How do we tell when we're under stress? At the moment the two most common approaches are, we tell ourselves, or someone does it for us. There is however a third way and this involves the monitoring of our physiological processes by use of biofeedback equipment.
In therapeutic settings biofeedback usually involves placing electrodes on the patient which then convey signals to a biofeedback machine, hooked up to a monitor. The therapist then demonstrates to the patient how their body responds to stress by showing them images on the screen, which vary according to how tense or relaxed the person becomes. Biofeedback can help people recognize the signs of stress in themselves. It also proves that personal control, for example in the form of muscle relaxation and breathing, is effective in reducing stress.
Biofeedback equipment is readily available and the principles are easy to learn.
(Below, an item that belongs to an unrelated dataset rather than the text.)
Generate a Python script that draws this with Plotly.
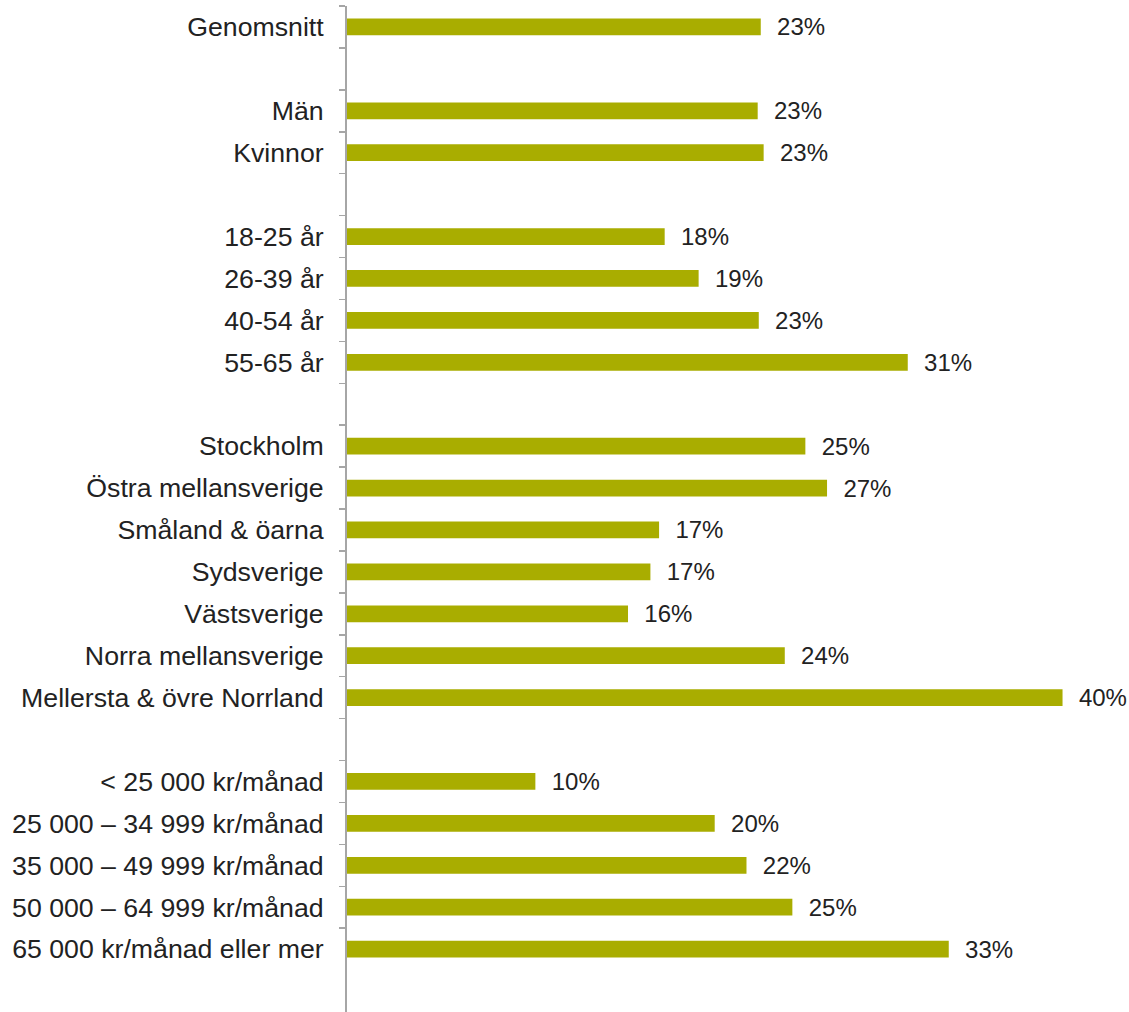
import plotly.graph_objects as go

categories = [
    "Genomsnitt", " ",
    "Män", "Kvinnor", "  ",
    "18-25 år", "26-39 år", "40-54 år", "55-65 år", "   ",
    "Stockholm", "Östra mellansverige", "Småland & öarna", "Sydsverige",
    "Västsverige", "Norra mellansverige", "Mellersta & övre Norrland", "    ",
    "< 25 000 kr/månad", "25 000 – 34 999 kr/månad", "35 000 – 49 999 kr/månad",
    "50 000 – 64 999 kr/månad", "65 000 kr/månad eller mer",
]
values = [
    22.91, None,
    22.74, 23.07, None,
    17.59, 19.47, 22.80, 31.05, None,
    25.38, 26.58, 17.28, 16.80, 15.56, 24.24, 39.62, None,
    10.43, 20.36, 22.12, 24.66, 33.32,
]
labels = ["\u00a0\u00a0" + f"{round(v)}%" if v is not None else "" for v in values]

BAR = "#A9AD00"
AXIS = "#A6A6A6"
TXT = "#222222"
FONT = "Liberation Sans, Arial, sans-serif"

fig = go.Figure(go.Bar(
    x=values, y=categories, orientation="h",
    marker=dict(color=BAR, line=dict(width=0)),
    width=0.4,
    text=labels, textposition="outside",
    textfont=dict(family=FONT, size=24, color=TXT),
    constraintext="none", cliponaxis=False,
    hoverinfo="skip",
))

fig.update_layout(
    width=1129, height=1012,
    margin=dict(l=347, r=0, t=6, b=0, autoexpand=False),
    paper_bgcolor="white", plot_bgcolor="white",
    showlegend=False,
    font=dict(family=FONT, color=TXT),
    xaxis=dict(range=[0, 43.3], visible=False, fixedrange=True),
    yaxis=dict(
        type="category",
        categoryorder="array", categoryarray=categories,
        range=[23.5, -0.5],
        showline=True, linecolor=AXIS, linewidth=2,
        ticks="outside", tickson="boundaries", ticklen=6, tickwidth=1.5, tickcolor=AXIS,
        tickfont=dict(family=FONT, size=26.7, color=TXT),
        ticklabelstandoff=16,
        showgrid=False, zeroline=False, automargin=False, fixedrange=True,
    ),
)

fig.write_html(
    "out.html",
    config={"displayModeBar": False, "staticPlot": True},
    post_script="document.body.style.margin='0';document.body.style.padding='0';",
)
The simplest items come in the form of battery operated hand-held devices that detect minute changes in sweat. The feedback element is most likely auditory. When the person is relaxed the device emits a gentle ticking noise and when they become more anxious the device becomes progressively noisier. Slightly more sophisticated equipment is also easily available and can be installed on a home pc or laptop. I use equipment like this with my students who practice relaxation by attempting to make sunsets appear on a screen, or a chrysalis change to a butterfly, or a neutral expression change to a smile.
Now, a company is developing a sensor vest that reads muscular tension at any given time. Sensors are woven into the fabric of the vest which can pick up even the most modest changes in muscular activity. The vest has one big advantage. It allows people to behave normally as it gets rid of the need to stick electrodes on the skin which in turn are wired to a computer.
The use of such a vest could extend well beyond the monitoring of stress. In work environments they could ensure that people don't attempt to lift loads that are too heavy. In sports settings, coaches could assess that point at which an athlete reaches optimum performance, what energy reserves remain, and when they are depleted.
At the moment the developers from the Fraunhofer Institute for Reliability and Microintegration IZM in Berlin, are putting the vest through its paces. The vest must be water and perspiration resistant and the electrical conductors need to remain durable after repeated washing. Over the next few months the company are focusing on integrating the analysis electronics.
So, can we envisage a time when we go to work wearing a stress vest? The resulting bells and whistles that would probably go off might themselves become intolerable!